As you all remember since you’ve been following this deluge of daily diatribes, Monsieur Badass (a partially crippled Western fence lizard) hangs out under the Volvo when it’s parked in the driveway. Aside from the protection from birds and other predators, I also suspect that he hides there because there are ants to eat.

It’s also been hotter than Hell here in Southern California, and one side effect is a sharp increase in the number of black widow spider webs around the yard. Including one that keeps rebuilding under the Volvo, very near where Monsieur Badass hangs out. Now, I’m really not a fan of arachnids of any kind, but I’m really, REALLY opposed to the venomous arachnids. My first immediate reaction is to shriek and run away, but my second, more thoughtful, more mature and considered reaction is to rain nuclear fire on them (preferably from orbit). Or at the very least, soak the area in insecticide.

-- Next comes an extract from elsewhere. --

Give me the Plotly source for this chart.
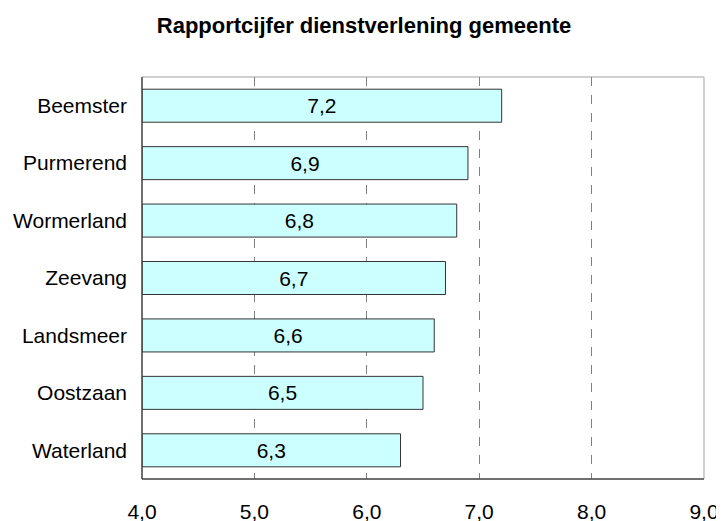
import plotly.graph_objects as go

gemeenten = ["Beemster", "Purmerend", "Wormerland", "Zeevang", "Landsmeer", "Oostzaan", "Waterland"]
cijfers = [7.2, 6.9, 6.8, 6.7, 6.6, 6.5, 6.3]
tick_vals = [4, 5, 6, 7, 8, 9]
tick_text = ["4,0", "5,0", "6,0", "7,0", "8,0", "9,0"]
labels = [f"{v:.1f}".replace(".", ",") for v in cijfers]

AXIS_MIN = 4
FONT = "Liberation Sans, Arial, sans-serif"

# bars start at the axis minimum so the value labels are centred in the visible part
fig = go.Figure(go.Bar(
    y=gemeenten, x=[v - AXIS_MIN for v in cijfers], base=AXIS_MIN, orientation="h",
    marker=dict(color="#CCFFFF", line=dict(color="#333333", width=1)),
    text=labels, textposition="inside", insidetextanchor="middle",
    textangle=0,
    textfont=dict(family=FONT, size=21, color="#000000"),
    hovertext=labels, hoverinfo="y+text",
))

# page body has an 8px margin, so the figure is 8px smaller than the window
fig.update_layout(
    width=716, height=513,
    margin=dict(l=134, r=20, t=69, b=42),
    paper_bgcolor="white", plot_bgcolor="white",
    bargap=0.425,
    showlegend=False,
    title=dict(text="<b>Rapportcijfer dienstverlening gemeente</b>",
               x=(364 - 8) / 716, xref="container", xanchor="center",
               y=1 - 17 / 513, yanchor="middle",
               font=dict(family=FONT, size=22, color="#000000")),
    xaxis=dict(range=[AXIS_MIN, 9], tickvals=tick_vals, ticktext=tick_text,
               showgrid=True, gridcolor="#808080", griddash="dash", gridwidth=1,
               zeroline=False, showline=False, automargin=False,
               ticks="", ticklabelstandoff=18,
               tickfont=dict(family=FONT, size=21, color="#000000"),
               layer="below traces"),
    yaxis=dict(categoryorder="array", categoryarray=gemeenten[::-1],
               showgrid=False, zeroline=False, showline=False, ticks="",
               automargin=False, ticklabelstandoff=14,
               tickfont=dict(family=FONT, size=21, color="#000000")),
)

# plot-area frame: light top/right, dark left/bottom
fig.add_shape(type="line", xref="paper", yref="paper", x0=0, x1=1, y0=1, y1=1,
              line=dict(color="#C0C0C0", width=1.5), layer="below")
fig.add_shape(type="line", xref="paper", yref="paper", x0=1, x1=1, y0=0, y1=1,
              line=dict(color="#C0C0C0", width=1.5), layer="below")
fig.add_shape(type="line", xref="paper", yref="paper", x0=0, x1=0, y0=0, y1=1,
              line=dict(color="#404040", width=1.5), layer="above")
fig.add_shape(type="line", xref="paper", yref="paper", x0=0, x1=1, y0=0, y1=0,
              line=dict(color="#404040", width=1.5), layer="above")

fig.write_html("out.html")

But doing that stands a good chance of also poisoning Monsieur Badass, which would be very bad.

Then on a hunch I checked out what Western fence lizards eat in the wild. There are ants, crickets, other small bugs and spiders…including black widow spiders.

As a result, I’m not going to scream, nor nuke, nor soak the web and car in poison. I’ll leave the widder spidder’s web there for now, on the off chance that it’s another food source for Monsieur Badass.